Isolati e sparsi qua e là, senza luce, senza acqua, senza strade carrabili: questa è stata la realtà della vita nel comune di Filignano per moltissimo tempo. Alla visita medica, a cui sottoponevano gli emigranti appena arrivati, vedendo la cicatrice che aveva su una gamba, i dottori chiesero a mio padre da dove venisse. Avuta la risposta, ridendo esclamarono “ Ahh! Il Pakistan d’Europa!”
Dopo secoli di immobilità, tutto cominciò a cambiare velocemente, dopo la Seconda guerra mondiale. La guerra non ha risparmiato il paesino abbarbicato sulle montagne, perché il caso ha voluto si trovasse proprio sulla sventurata Linea Gustav.
Fortunatamente sono nata dopo la guerra, per questo la mia storia di guerra è una bella storia che scalda il cuore. Ero in vacanza a Lagoni con i miei figli. Se non ricordo male eravamo alla fine degli anni Settanta quando un giorno mi sento chiamare dalla strada principale, che funge anche da piazza, infondo a quel vicolo dove qualcuno della famiglia di mia nonna, più di un secolo fa, aveva costruito la casa dove passo le vacanze.
“Patrizia! Vieni! Svelta! È arrivata gente, non parlano Italiano.”

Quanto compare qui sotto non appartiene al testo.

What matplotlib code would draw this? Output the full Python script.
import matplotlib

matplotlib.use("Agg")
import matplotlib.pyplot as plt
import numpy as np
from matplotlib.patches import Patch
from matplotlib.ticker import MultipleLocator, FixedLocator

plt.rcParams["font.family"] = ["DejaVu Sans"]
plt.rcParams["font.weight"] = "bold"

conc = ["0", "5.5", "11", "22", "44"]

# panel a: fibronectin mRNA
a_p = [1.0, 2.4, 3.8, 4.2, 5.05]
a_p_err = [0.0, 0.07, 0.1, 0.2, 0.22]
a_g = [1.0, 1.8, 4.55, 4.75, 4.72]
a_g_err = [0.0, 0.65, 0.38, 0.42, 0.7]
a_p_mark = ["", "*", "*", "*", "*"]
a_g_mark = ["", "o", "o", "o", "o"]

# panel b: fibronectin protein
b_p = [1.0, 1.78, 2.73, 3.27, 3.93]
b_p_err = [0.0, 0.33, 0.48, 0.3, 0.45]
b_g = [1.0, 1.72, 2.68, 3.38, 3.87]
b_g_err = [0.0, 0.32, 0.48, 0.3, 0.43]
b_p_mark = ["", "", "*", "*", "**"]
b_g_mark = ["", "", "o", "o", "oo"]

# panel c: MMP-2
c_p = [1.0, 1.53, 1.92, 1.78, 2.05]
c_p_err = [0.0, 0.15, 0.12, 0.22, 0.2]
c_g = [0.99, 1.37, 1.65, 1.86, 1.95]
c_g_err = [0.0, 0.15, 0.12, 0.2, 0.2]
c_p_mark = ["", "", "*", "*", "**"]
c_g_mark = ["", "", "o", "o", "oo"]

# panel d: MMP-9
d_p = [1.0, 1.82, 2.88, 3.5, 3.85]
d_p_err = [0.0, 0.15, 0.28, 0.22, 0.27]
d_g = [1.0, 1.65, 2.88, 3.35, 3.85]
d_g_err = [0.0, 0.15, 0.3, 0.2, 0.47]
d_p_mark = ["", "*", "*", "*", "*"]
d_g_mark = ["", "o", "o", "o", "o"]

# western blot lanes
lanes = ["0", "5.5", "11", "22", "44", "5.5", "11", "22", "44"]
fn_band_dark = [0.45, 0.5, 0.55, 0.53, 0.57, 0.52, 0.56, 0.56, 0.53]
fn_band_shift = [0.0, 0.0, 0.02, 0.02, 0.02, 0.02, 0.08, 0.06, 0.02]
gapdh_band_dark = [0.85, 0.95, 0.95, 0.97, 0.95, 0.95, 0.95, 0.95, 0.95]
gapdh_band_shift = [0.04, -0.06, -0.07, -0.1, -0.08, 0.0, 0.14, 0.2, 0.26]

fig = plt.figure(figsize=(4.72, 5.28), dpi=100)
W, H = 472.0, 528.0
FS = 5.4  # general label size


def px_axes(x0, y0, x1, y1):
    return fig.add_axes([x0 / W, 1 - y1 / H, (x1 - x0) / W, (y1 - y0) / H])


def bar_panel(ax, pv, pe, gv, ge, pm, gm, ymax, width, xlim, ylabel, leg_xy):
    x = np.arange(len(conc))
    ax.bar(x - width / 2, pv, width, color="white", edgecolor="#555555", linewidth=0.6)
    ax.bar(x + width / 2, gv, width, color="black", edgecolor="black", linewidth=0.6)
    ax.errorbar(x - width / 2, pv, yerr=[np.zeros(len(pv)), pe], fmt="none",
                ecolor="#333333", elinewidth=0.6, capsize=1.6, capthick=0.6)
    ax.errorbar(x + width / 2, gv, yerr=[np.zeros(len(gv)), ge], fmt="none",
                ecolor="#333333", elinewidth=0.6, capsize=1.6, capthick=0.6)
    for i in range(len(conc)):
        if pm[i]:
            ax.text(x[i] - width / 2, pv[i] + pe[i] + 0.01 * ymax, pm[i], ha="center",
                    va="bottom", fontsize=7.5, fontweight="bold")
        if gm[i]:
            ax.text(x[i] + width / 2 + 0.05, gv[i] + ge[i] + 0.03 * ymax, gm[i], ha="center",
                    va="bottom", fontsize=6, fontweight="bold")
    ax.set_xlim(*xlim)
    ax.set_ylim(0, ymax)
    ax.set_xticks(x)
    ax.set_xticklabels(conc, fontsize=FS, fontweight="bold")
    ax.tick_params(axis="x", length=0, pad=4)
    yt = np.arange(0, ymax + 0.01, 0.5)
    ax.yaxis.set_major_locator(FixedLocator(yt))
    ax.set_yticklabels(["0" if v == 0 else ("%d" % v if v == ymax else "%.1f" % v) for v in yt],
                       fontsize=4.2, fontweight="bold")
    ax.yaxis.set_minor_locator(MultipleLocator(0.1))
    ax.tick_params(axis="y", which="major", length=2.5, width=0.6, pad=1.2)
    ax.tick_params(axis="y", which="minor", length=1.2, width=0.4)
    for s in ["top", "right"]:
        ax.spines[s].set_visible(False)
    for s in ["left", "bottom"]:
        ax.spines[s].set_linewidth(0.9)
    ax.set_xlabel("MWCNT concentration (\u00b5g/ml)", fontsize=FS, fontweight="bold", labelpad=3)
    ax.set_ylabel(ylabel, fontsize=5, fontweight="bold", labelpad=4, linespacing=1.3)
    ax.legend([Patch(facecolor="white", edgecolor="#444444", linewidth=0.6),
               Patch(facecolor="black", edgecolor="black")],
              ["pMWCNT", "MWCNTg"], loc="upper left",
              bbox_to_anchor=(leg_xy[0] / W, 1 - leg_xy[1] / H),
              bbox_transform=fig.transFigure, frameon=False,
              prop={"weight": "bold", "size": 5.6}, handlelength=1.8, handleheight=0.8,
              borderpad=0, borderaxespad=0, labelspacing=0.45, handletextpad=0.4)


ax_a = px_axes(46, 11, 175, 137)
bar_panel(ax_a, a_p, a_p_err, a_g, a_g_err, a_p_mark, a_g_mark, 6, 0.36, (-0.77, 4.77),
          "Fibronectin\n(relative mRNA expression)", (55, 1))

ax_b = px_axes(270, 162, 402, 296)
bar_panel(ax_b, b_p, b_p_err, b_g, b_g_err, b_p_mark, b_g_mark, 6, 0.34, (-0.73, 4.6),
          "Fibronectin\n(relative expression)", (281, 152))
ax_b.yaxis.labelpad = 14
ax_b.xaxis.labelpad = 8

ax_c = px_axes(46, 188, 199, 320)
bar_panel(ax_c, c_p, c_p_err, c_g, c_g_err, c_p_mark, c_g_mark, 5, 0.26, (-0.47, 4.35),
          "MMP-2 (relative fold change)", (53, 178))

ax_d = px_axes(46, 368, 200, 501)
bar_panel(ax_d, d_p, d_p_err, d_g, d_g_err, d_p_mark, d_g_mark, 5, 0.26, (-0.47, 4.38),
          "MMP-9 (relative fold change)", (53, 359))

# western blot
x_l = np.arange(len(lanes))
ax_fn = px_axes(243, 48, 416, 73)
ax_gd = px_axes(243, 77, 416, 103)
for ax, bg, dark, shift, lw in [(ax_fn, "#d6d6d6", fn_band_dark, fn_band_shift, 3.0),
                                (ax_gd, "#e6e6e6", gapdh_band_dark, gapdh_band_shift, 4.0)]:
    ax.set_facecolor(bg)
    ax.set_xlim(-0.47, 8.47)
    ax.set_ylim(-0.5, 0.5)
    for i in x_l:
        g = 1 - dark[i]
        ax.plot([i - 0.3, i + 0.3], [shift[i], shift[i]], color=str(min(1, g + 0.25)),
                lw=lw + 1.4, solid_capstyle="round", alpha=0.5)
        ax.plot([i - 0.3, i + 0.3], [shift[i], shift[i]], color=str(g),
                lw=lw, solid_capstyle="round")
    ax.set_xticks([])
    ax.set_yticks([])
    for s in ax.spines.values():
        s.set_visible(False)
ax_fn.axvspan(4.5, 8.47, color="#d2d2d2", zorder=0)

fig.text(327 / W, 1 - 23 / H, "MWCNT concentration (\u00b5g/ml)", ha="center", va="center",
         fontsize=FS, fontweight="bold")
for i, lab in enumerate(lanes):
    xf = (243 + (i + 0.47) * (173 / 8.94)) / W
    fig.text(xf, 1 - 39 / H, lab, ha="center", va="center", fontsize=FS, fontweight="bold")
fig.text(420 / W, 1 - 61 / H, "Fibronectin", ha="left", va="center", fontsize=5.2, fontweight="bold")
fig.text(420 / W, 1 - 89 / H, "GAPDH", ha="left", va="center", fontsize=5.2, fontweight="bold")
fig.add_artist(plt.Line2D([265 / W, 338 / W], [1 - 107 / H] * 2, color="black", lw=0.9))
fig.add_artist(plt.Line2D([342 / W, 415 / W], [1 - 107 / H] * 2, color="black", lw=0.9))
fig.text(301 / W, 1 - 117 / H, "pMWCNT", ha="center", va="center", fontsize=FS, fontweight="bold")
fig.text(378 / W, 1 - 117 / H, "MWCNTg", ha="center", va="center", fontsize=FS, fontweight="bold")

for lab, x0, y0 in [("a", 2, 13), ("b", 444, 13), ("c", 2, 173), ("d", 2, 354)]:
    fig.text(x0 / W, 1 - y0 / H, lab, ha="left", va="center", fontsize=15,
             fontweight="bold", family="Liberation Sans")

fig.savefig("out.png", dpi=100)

Scendo veloce, vedo una famiglia, tutti in piedi vicino alla loro macchina, chiaramente non sono italiani. Chiedo loro se hanno bisogno di aiuto. Vengono dagli Stati Uniti. Dopo essermi presentata, l’uomo sorridendo, mi dice:
“Chiedo scusa per il disturbo. Sono tornato in Italia per far vedere a mia moglie e alla mia famiglia dove ho combattuto durante la Seconda Guerra mondiale” e si volta a guardare la sua famiglia con il più tenero degli sguardi. Nel frattempo, si erano radunati attorno a noi quasi tutti gli abitanti del borgo. Guardandomi fisso come se non ci fosse nessun altro e indicando da dove io ero appena spuntata, continua dicendo:
“Su per quel vicolo c’era una casa sulla sinistra salendo, con un camino di pietra lavorata, nella cucina. Sul muro di sinistra. La conosce? È ancora lì?”
“Sì”, rispondo senza nascondere la sorpresa. “Penso lei stia descrivendo il camino della mia cucina. Vuole venire a vedere?”
Ci trasferiamo tutti su per il vicolo, apro prima la pesante vecchia porta e poi la mezza porta ed eccoci nella cucina. Gli occhi dell’uomo si riempiono, in un attimo, di lacrime. Guarda la moglie e con un filo di voce:
“Vedi quel camino. Era il giorno di Natale del 1942 e c’erano 24 soldati americani attorno a quel camino, che cercavano di scaldarsi almeno un po’. E io ero uno di loro.”
Quel camino c’è ancora. Non ho mai pensato di rinnovarlo, e mai lo farò.